AKP iktidarı bir taraftan hazırladığı yasa tasarılarıyla emek düşmanı politikalarına hız verirken diğer taraftan bu politikalarına boyun eğmeyerek mücadelesini sürdüren emek ve demokrasi güçlerine yönelik baskılarını artırmaktadır. Önceki gün Batman’da aralarında bağlı sendikalarımızın üye ve yöneticilerinin de bulunduğu 44 kişinin gözaltına alındığı operasyonla bu baskıların son örneği yaşanmıştır.
Operasyon sonucu gözaltına alınanlardan 13‘ü serbest bırakılırken, aralarında Tüm Bel Sen Batman temsilcimiz Muzaffer Çınar ve temsilcilik yöneticilerimizden Ali Sarıpınar’ın da olduğu 31 kişi tutuklanmıştır.

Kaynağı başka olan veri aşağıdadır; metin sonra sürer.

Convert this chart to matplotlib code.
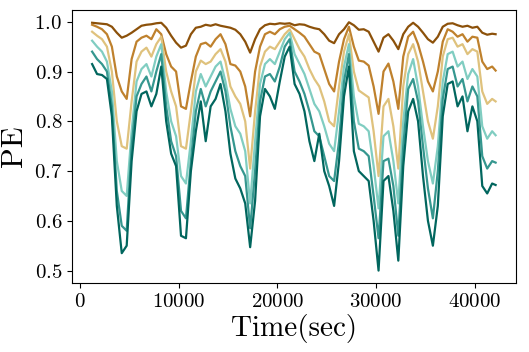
import matplotlib
matplotlib.use('Agg')
import matplotlib.pyplot as plt
import numpy as np

plt.rcParams['font.family'] = 'serif'
plt.rcParams['font.serif'] = ['cmr10']
plt.rcParams['mathtext.fontset'] = 'cm'
plt.rcParams['axes.formatter.use_mathtext'] = True

# time axis (sec)
time = np.array([1250 + 500 * i for i in range(82)] + [42100])

pe_1 = [0.998, 0.997, 0.996, 0.995, 0.99, 0.978, 0.968, 0.972, 0.978, 0.985,
        0.992, 0.994, 0.995, 0.997, 0.998, 0.988, 0.972, 0.958, 0.948, 0.952,
        0.975, 0.988, 0.99, 0.994, 0.992, 0.995, 0.992, 0.99, 0.988, 0.984,
        0.975, 0.96, 0.938, 0.965, 0.985, 0.993, 0.996, 0.995, 0.997, 0.996,
        0.997, 0.993, 0.995, 0.994, 0.99, 0.987, 0.985, 0.975, 0.962, 0.957,
        0.975, 0.985, 0.999, 0.993, 0.984, 0.985, 0.98, 0.96, 0.94, 0.968,
        0.975, 0.962, 0.945, 0.975, 0.99, 0.998, 0.99, 0.978, 0.965, 0.958,
        0.97, 0.99, 0.996, 0.997, 0.993, 0.99, 0.992, 0.988, 0.99, 0.978,
        0.974, 0.976, 0.975]
pe_2 = [0.994, 0.99, 0.985, 0.975, 0.95, 0.89, 0.86, 0.845, 0.925, 0.96,
        0.968, 0.972, 0.965, 0.985, 0.975, 0.935, 0.91, 0.9, 0.83, 0.825,
        0.88, 0.93, 0.955, 0.958, 0.95, 0.965, 0.975, 0.955, 0.915, 0.912,
        0.9, 0.87, 0.81, 0.9, 0.95, 0.975, 0.98, 0.975, 0.985, 0.99,
        0.992, 0.985, 0.978, 0.97, 0.955, 0.94, 0.935, 0.905, 0.875, 0.86,
        0.92, 0.965, 0.99, 0.95, 0.922, 0.92, 0.912, 0.87, 0.815, 0.9,
        0.916, 0.88, 0.825, 0.93, 0.97, 0.98, 0.955, 0.92, 0.88, 0.86,
        0.9, 0.96, 0.985, 0.98, 0.97, 0.975, 0.96, 0.97, 0.968, 0.92,
        0.905, 0.91, 0.902]
pe_3 = [0.98, 0.972, 0.965, 0.95, 0.9, 0.8, 0.75, 0.745, 0.84, 0.92,
        0.94, 0.948, 0.93, 0.955, 0.97, 0.9, 0.86, 0.83, 0.75, 0.745,
        0.82, 0.9, 0.922, 0.915, 0.92, 0.935, 0.945, 0.92, 0.87, 0.85,
        0.835, 0.8, 0.705, 0.82, 0.91, 0.94, 0.95, 0.945, 0.96, 0.975,
        0.985, 0.965, 0.945, 0.93, 0.905, 0.885, 0.87, 0.84, 0.8, 0.79,
        0.87, 0.94, 0.975, 0.9, 0.862, 0.855, 0.848, 0.78, 0.69, 0.83,
        0.845, 0.79, 0.705, 0.87, 0.935, 0.955, 0.92, 0.86, 0.8, 0.765,
        0.83, 0.93, 0.965, 0.968, 0.95, 0.955, 0.935, 0.945, 0.94, 0.86,
        0.835, 0.845, 0.84]
pe_4 = [0.962, 0.95, 0.94, 0.92, 0.86, 0.72, 0.66, 0.65, 0.78, 0.88,
        0.905, 0.915, 0.89, 0.93, 0.955, 0.86, 0.8, 0.77, 0.69, 0.675,
        0.76, 0.86, 0.895, 0.87, 0.89, 0.91, 0.92, 0.88, 0.825, 0.79,
        0.775, 0.74, 0.635, 0.76, 0.875, 0.915, 0.925, 0.915, 0.94, 0.965,
        0.978, 0.935, 0.915, 0.895, 0.865, 0.835, 0.82, 0.79, 0.755, 0.74,
        0.82, 0.91, 0.955, 0.85, 0.795, 0.79, 0.78, 0.71, 0.625, 0.77,
        0.78, 0.72, 0.635, 0.8, 0.895, 0.925, 0.87, 0.79, 0.72, 0.675,
        0.75, 0.88, 0.935, 0.94, 0.91, 0.92, 0.885, 0.905, 0.89, 0.79,
        0.765, 0.78, 0.772]
pe_5 = [0.94, 0.925, 0.915, 0.9, 0.83, 0.66, 0.59, 0.58, 0.75, 0.85,
        0.875, 0.89, 0.86, 0.9, 0.935, 0.83, 0.76, 0.73, 0.62, 0.605,
        0.72, 0.82, 0.865, 0.83, 0.86, 0.88, 0.9, 0.86, 0.79, 0.74,
        0.71, 0.69, 0.585, 0.7, 0.84, 0.89, 0.895, 0.88, 0.91, 0.95,
        0.965, 0.9, 0.88, 0.855, 0.82, 0.78, 0.77, 0.73, 0.69, 0.68,
        0.76, 0.88, 0.935, 0.8, 0.745, 0.74, 0.73, 0.65, 0.565, 0.72,
        0.725, 0.67, 0.57, 0.75, 0.865, 0.885, 0.84, 0.75, 0.665, 0.605,
        0.7, 0.845, 0.905, 0.91, 0.87, 0.885, 0.84, 0.87, 0.85, 0.73,
        0.705, 0.72, 0.717]
pe_6 = [0.915, 0.895, 0.893, 0.885, 0.81, 0.63, 0.535, 0.55, 0.72, 0.82,
        0.855, 0.86, 0.83, 0.855, 0.91, 0.8, 0.735, 0.71, 0.57, 0.565,
        0.7, 0.78, 0.84, 0.76, 0.83, 0.845, 0.875, 0.82, 0.735, 0.685,
        0.665, 0.635, 0.547, 0.64, 0.81, 0.865, 0.85, 0.825, 0.88, 0.93,
        0.95, 0.875, 0.855, 0.82, 0.76, 0.72, 0.775, 0.7, 0.67, 0.63,
        0.72, 0.85, 0.91, 0.74, 0.7, 0.69, 0.68, 0.6, 0.5, 0.68,
        0.69, 0.62, 0.52, 0.71, 0.82, 0.845, 0.8, 0.69, 0.6, 0.55,
        0.63, 0.81, 0.875, 0.88, 0.83, 0.85, 0.78, 0.83, 0.8, 0.67,
        0.655, 0.675, 0.672]

series = [pe_1, pe_2, pe_3, pe_4, pe_5, pe_6]
colors = ['#8c510a', '#bf812d', '#dfc27d', '#80cdc1', '#35978f', '#01665e']

fig = plt.figure(figsize=(5.29, 3.52), dpi=100)
ax = fig.add_axes([0.136, 0.196, 0.839, 0.776])
for ys, c in zip(series, colors):
    ax.plot(time, ys, color=c, lw=1.6)

ax.set_xlabel('Time(sec)', fontsize=21, labelpad=2)
ax.set_ylabel('PE', fontsize=22)
ax.tick_params(labelsize=15)
ax.set_yticks([0.5, 0.6, 0.7, 0.8, 0.9, 1.0])

fig.savefig('out.png', dpi=100)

Batman’da yaşanan operasyon, AKP iktidarının emek ve demokrasi güçlerini son yıllarda hiçbir dönemle kıyaslanmayacak düzeyde bir kuşatma altına almak istediğini bir kez daha gözler önüne sermiştir. Konfederasyonumuza bağlı sendikalarımızın yönetici ve üyelerinin sendikal faaliyetlerinden dolayı, istifaya zorlama, sürgün, görevden çıkarma, tutuklama gibi engellemelerle karşılaşması artık rutin uygulamalar haline gelmiştir. Son olarak önceki gün Batman’da yaşanan operasyonun, somut hiçbir kanıta dayanmadan, sendikal faaliyetlerimizi “suç“ unsuru” haline getirenlerin, örneklerini defalarca yaşadığımız önceki operasyonlarından hiçbir farkı yoktur.
Sendikal mücadelemiz üzerinde şaibe yaratarak, KESK ve bağlı sendikalarını kamuoyu nezdinde yıpratma amacı taşıyan baskıların bir parçası olan bu operasyonlar yabancısı olduğumuz uygulamlalar değildir. Bu gün toplam 28 yönetici ve üyemiz bu operasyonlar sonucunda tutukludur. 25 yönetici ve üyemiz hazırlanan düzemece iddianameler sonucunda 6 şar yıl 3 er ay hapis cezasına çarptırılmıştır. Çalışanlarımıza kadar uzanan bu operasyonlar sonucu Hukuk-TİS uzmanımız tutuklanmıştır.
2 milyon kamu emekçisini ve ailelerinin kaderini çok yakından ilgilendiren 4688 Sayılı yasada yapılacak değişikliklere karşı mücadelemizi yükselttiğimiz bir dönemde KESK’e ve bağlı sendikalarına yönelik bu operasyonların artması manidardır. Konfederasyonumuz üzerinde son yıllarda yoğunlaşan bu baskılar, temel hak ve özgürlüklerin genişletileceği bir anayasa hazırlığı içinde olduğunu öne sürenlerin, “yargı paketleri” hazırlayanların samimiyetinden duyulan kuşkuyu da artırmıştır.
Neredeyse her eylem ve etkinliğimizi dava konusu yapanlar, kuşattıkları yargı sistemi ile hiçbir hukuki temeli olmayan kararlarla mücadelemizi engelleyeceklerini sanmaktadır. Ancak hiçbir baskı, bugüne kadar olduğu gibi, bugünden sonra da KESK’i sindirmeyi ve haklı mücadelesinden geri döndürmeyi başaramayacaktır.
Bizler, emek ve demokrasi mücadelesini yükselterek her türlü hukuk dışı uygulamanın karşısında olmaya, gözaltına alınan, tutuklanan üyelerimizin haklarını her zeminde koruyup savunmaya devam edeceğiz. Konfederasyonumuz ve bağlı sendikalarımız üzerindeki baskılara, üye ve yöneticilerimize yönelik yıldırma ve sindirme uygulamalarına derhal son verilmelidir.